THE raison d'être of the Ireland Bill, which received its second reading in the House of Commons on Wednesday, was, as the Prime Minister said in introducing it, the decision of Eire to leave the British Commonwealth. To that secession she was, of course, fully entitled. No one would or did seek to retain her in an association from which she wished to be free. But if Eire is free to leave the Commonwealth, Northern Ireland is very much more free to remain in it. No conceivable British Government (for a Communist British Government is not conceivable) could lend an ear for a moment to any suggestion that pressure should be put on Northern Ireland to "end partition" by becoming a minority in a country predominantly republican and predominantly Catholic. Since such suggestions have been and are being freely made in Dublin it is entirely right that the Ireland Bill, while in one clause it recognises the severance of Eire from the Commonwealth, should in the next declare that Northern Ireland or any part thereof will in no event cease to be part of the Commonwealth without the consent of its own Parliament. The Prime Minister and Mr.

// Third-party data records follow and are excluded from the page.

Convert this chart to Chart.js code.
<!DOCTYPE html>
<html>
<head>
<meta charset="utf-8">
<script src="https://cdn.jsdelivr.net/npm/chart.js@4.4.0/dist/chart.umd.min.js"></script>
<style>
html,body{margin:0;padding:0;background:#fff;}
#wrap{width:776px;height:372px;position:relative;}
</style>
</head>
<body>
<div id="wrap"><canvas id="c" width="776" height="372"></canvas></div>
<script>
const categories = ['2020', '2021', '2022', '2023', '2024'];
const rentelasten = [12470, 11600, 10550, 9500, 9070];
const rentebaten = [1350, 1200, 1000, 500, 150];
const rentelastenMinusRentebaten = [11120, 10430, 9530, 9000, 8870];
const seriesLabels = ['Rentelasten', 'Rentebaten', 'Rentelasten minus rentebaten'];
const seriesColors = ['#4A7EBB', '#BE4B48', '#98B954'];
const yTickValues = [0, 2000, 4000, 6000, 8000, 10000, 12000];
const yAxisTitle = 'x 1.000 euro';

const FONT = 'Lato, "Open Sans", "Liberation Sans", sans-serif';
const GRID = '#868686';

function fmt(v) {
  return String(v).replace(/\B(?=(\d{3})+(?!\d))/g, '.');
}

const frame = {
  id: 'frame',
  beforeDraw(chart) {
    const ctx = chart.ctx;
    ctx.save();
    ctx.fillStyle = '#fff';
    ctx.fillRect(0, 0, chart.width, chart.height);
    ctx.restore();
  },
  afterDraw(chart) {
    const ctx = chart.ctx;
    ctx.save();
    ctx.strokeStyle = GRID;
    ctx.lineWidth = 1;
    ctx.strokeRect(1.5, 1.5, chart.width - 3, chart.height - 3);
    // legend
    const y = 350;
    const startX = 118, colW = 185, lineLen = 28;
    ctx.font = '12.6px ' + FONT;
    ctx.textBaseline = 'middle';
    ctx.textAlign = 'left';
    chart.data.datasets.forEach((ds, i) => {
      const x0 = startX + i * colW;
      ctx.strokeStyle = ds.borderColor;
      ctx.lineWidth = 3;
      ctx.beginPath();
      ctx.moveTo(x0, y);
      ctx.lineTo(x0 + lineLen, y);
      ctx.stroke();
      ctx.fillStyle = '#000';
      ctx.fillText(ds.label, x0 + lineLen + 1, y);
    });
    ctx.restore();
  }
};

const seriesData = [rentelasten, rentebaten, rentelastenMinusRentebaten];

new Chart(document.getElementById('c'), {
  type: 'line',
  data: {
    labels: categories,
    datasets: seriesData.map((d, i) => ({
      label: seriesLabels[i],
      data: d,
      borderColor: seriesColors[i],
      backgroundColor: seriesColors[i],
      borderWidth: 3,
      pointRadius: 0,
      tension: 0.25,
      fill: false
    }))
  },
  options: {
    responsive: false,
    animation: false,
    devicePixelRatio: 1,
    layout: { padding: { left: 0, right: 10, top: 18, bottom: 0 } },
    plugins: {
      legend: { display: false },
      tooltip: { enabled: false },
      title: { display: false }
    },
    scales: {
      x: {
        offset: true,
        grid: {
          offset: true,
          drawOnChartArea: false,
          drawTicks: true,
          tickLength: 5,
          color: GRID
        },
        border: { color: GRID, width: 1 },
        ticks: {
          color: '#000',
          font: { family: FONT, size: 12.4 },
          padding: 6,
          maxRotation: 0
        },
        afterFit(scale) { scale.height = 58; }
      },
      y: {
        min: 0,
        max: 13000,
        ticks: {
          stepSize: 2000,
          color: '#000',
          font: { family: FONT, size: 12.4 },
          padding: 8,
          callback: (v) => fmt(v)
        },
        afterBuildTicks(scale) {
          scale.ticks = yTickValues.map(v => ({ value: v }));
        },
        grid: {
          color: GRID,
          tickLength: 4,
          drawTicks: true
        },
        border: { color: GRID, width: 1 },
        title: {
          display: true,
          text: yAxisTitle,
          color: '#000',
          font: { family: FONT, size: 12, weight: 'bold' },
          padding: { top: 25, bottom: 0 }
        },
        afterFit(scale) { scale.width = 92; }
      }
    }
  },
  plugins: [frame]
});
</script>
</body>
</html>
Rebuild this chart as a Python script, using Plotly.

Eden gave equally firm answers to the flamboyant speeches delivered by Mr. Costello and Mr. de Valera in the Dail on Tuesday. Nonsense about "the occupation of Northern Ireland" impresses no one, and to speak of the introduction of the Ireland Bill, with all its con- cessions to Eire, as an unfriendly act, is simply to stir up bad blood between two contiguous States which, it had been hoped, had lived down the legacy of bad blood with some success. The Bill is, indeed, open to some criticism as going too far. There is no good reason why citizens of the Republic of Ireland should enjoy the right of voting in British Parliamentary elections, still less of sitting as Members of the British House of Commons—where, incidentally, Members are required to take an oath of allegiance to the King. Mr. Costello no doubt feels it necessary to equal, if not to exceed, Mr. de Valera in nationalistic fervour, but the result, as exemplified by Tuesday's debate and vote in the Dail, is to compel the not altogether novel conclusion that romanticism plays a larger part than realism in the Irish character.